Léonard, il est vrai, se disperse, s’éparpille, commence beaucoup, laisse inachevé. Cette réputation de « touche-à-tout » lui nuit. Il n’en a cure. Il questionne les apparences des choses pour aller à leurs identités. Cerner la structure du corps ou l’articulation des roues dentées, proportionner des coupoles, apprécier les résistances d’un arc, dégager le principe de la réfraction et le comparer avec celui de la gravitation, rapprocher ces voiles de navire qui se gonflent au vent marin pour que l’homme vole, quel délassement ! Ses formules sont si fermes qu’elles acquièrent force de loi. A César Borgia dont il est ingénieur général, comme à Ludovic le More, mécène avisé et soldat aguerri, il écrit simplement : « Je sais ». L’optimo pictore des Sforza a de quoi satisfaire aux exigences les plus incroyables. Car pour lui, « connaître, c’est ajouter à soi-même ». Sa figure favorite n’est-elle pas le polyèdre, qui oppose à l’œil les angles impénétrables de sa forme et n’en emprisonne aucune ? Léonard, l’érudit aux déroutantes facettes, est séduit par ces arêtes vives d’infinis reflets, toutes et tous à leur place dans cet apparent désordre dominé. A l’encre, à la pierre noire, à la pointe d’argent, au fusain, à la sanguine, sur du papier préparé de couleur foncée ou a tempera, il met en forme ce que son intelligence conçoit, imagine, prévoit, déduit. Mouvements de poutres, mouvements de presses, de cordes, engrenages, métiers divers, la main trace et les machines se construisent, s’assemblent, fonctionnent, les treuils tirent, les aiguilles s’affûtent, les miroirs se polissent. A la plume, à l’encre et l’aquarelle, il trace de véritables chefs d’œuvre dont la maîtrise technique étonne le regard. La finesse des croquis et des figures est remarquable, leur précision stupéfiante. Les maquettes qui ont été réalisées en suivant ses indications sont la preuve matérielle de leur marche authentique.

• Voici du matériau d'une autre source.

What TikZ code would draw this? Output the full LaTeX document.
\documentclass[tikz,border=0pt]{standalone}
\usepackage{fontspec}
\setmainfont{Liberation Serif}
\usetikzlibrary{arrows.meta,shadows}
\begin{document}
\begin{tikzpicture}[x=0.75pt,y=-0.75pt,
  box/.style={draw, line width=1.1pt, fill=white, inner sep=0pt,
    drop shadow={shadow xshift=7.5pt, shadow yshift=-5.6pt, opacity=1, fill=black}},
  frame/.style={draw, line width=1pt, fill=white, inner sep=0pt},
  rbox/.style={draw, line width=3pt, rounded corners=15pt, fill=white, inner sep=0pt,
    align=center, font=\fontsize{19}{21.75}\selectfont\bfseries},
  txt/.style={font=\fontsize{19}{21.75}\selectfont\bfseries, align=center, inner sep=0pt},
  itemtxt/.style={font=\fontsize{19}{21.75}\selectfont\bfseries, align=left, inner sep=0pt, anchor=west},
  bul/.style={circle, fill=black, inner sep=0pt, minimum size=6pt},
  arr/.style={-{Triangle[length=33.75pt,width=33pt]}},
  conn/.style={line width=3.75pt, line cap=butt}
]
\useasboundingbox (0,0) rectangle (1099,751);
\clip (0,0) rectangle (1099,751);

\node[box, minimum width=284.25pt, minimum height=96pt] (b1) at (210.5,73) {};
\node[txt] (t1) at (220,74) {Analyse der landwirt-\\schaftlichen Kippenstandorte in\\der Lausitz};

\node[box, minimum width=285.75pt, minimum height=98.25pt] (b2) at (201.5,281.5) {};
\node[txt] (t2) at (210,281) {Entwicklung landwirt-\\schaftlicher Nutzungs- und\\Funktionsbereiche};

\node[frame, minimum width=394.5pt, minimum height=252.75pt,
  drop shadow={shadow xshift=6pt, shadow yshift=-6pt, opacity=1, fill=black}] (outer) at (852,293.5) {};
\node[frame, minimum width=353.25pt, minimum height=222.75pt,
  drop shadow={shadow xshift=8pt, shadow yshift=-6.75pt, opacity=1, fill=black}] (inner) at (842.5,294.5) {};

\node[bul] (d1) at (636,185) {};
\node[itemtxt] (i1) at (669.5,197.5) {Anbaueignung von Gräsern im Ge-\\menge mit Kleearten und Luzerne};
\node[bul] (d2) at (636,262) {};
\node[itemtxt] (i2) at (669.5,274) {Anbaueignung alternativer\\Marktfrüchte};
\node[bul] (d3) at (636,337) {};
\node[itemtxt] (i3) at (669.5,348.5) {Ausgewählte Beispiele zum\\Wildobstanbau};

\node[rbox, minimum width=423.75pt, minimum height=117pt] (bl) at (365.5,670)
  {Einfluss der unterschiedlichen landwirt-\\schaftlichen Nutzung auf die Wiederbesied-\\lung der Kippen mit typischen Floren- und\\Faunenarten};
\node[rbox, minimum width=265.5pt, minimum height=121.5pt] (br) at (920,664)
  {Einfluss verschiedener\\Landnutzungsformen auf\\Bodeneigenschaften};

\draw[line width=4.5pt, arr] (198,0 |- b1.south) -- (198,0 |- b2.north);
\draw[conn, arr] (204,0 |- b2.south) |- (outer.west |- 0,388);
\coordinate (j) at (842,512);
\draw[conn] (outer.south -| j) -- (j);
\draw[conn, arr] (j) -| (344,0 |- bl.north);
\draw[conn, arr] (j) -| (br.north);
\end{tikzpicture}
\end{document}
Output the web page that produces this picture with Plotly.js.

On élargit toujours un peu plus son savoir en ouvrant un livre sur Léonard de Vinci. Une image en appelle une autre, des perspectives nouvelles et des comparaisons non prévues entre elles apparaissent. Le plaisir est immense d’admirer la perfection de ces dessins, la complexité de certains détails, les ajustements progressifs. Complément inédit de cet album, en scannant les codes qui se trouvent à la fin du livre, le lecteur est invité à voir sur son écran ces planches, à les agrandir, à lire la transcription des textes écrits par le maître toscan, à charger une séquence vidéo. Quel usage extraordinaire Léonard de Vinci n’aurait-il pas fait d’Internet. Son savoir décuplé, sûrement davantage !


Dominique Vergnon


Marco Navoni, Léonard de Vinci et les secrets du Codex Atlanticus, 133 illustrations, 29x36,5 cm, National Geographic, octobre 2012, 208 pages, 42,90 euros.